Par l’entremise de la vidéo, de l’installation et du son, l’artiste Joyce Joumaa, basée à Montréal et à Beyrouth, met au premier plan de son œuvre la mer et sa cartographie nationaliste, son enquête reposant sur la première intervention militaire des États-Unis au Liban. La crise libanaise de 1958, résultat des tensions de la Guerre froide, du pétrocapitalisme et du panarabisme, a vu des milliers de marines et de soldats américains stationnés à Beyrouth et dans ses environs pour occuper l’aéroport, le port et le littoral de la ville. Bien que ces événements aient été largement relayés par les médias du monde entier, Joumaa se consacre particulièrement à la manière dont la crise a été rapportée au peuple américain en ciblant spécifiquement le récit publié dans le numéro de juillet 1958 du magazine Life ainsi que les images diffusées à la télévision, deux modes de transmission qui ont rejoint les citoyen·nes américain·es directement dans leur salon. L’artiste accorde une attention particulière à la Méditerranée et à son rôle dans l’invasion : la mer est devenue le témoin des centaines de navires et des milliers de marines qui ont utilisé ses eaux et le littoral pour envahir le Liban et amorcer l’occupation.
Joumaa interrompt cette propagande impérialiste en y infiltrant un son, une chanson issue des ondes radio égyptiennes, la célèbre ballade de Nagat El Saghira, اﻟﺑﺣر ﺑﻌﺷق اﻧﺎ - اﻟﺻﻐﯾرة ﻧﺟﺎة, I Love The Sea, sortie en 1979. La chanson transporte la voix d’El Saghira à travers le monde arabophone et au-delà, alors qu’elle chante l’immensité dévorante et les possibilités poétiques de l’amour et de la mer. Par la juxtaposition de la chanson d’amour d’El Saghira et de la propagande impérialiste, l’artiste révèle l’absurdité et la violence des frontières maritimes et terrestres et pose la question suivante : qui a le droit de revendiquer la propriété des frontières naturelles?
Joyce Joumaa, artiste visuelle et autrice, est basée entre Beyrouth, Montréal et Amsterdam. Après avoir grandi au Liban, elle obtient une licence en études cinématographiques à l’Université Concordia au Canada. Son travail se penche sur les microhistoires du Liban, afin de comprendre comment les structures du passé influencent le moment présent. Au cœur de sa pratique, elle s’intéresse à la charge politique inscrite dans l’espace et à la psychologie sociale qui découle de cette tension. Elle a exposé au Musée des beaux-arts de Montréal, à la salle de projection E-flux, à la Galerie d’art Stewart Hall, à la Triennale d’architecture de Sharjah, à la 60e Biennale de Venise et à la 35e édition de la Biennale des arts graphiques de Ljubljana. Des expositions solos ont été organisées récemment au Centre canadien d’architecture, à Plein sud, centre d’exposition en art actuel et à la Galerie Eli Kerr. Elle est lauréate du Prix de l’artiste émergent en arts visuels de la Fondation Hnatyshyn et du prix Plein sud 2023.

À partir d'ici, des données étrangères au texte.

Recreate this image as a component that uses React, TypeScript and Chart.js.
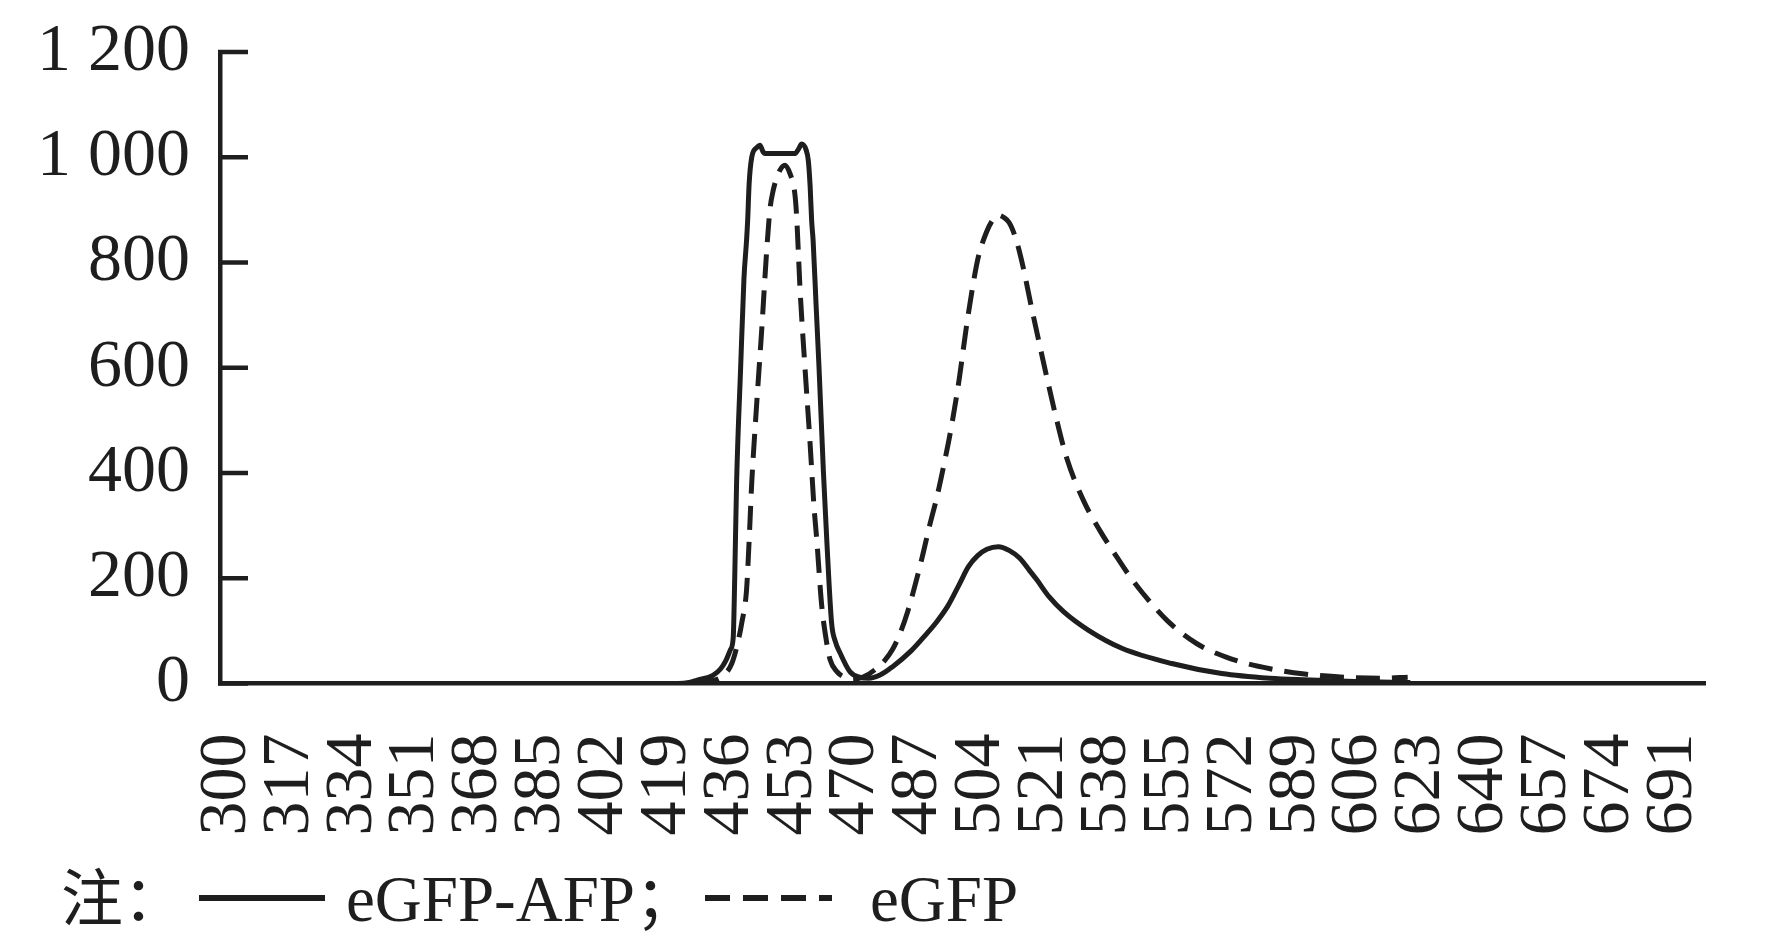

Heather Canlas Rigg, commissaire et autrice indépendante, est basée à Toronto. Sa pratique commissariale s’intéresse particulièrement à la manière dont les artistes utilisent la matérialité des technologies photographiques pour remettre en question les structures impérialistes et elle poursuit une réflexion critique sur les institutions.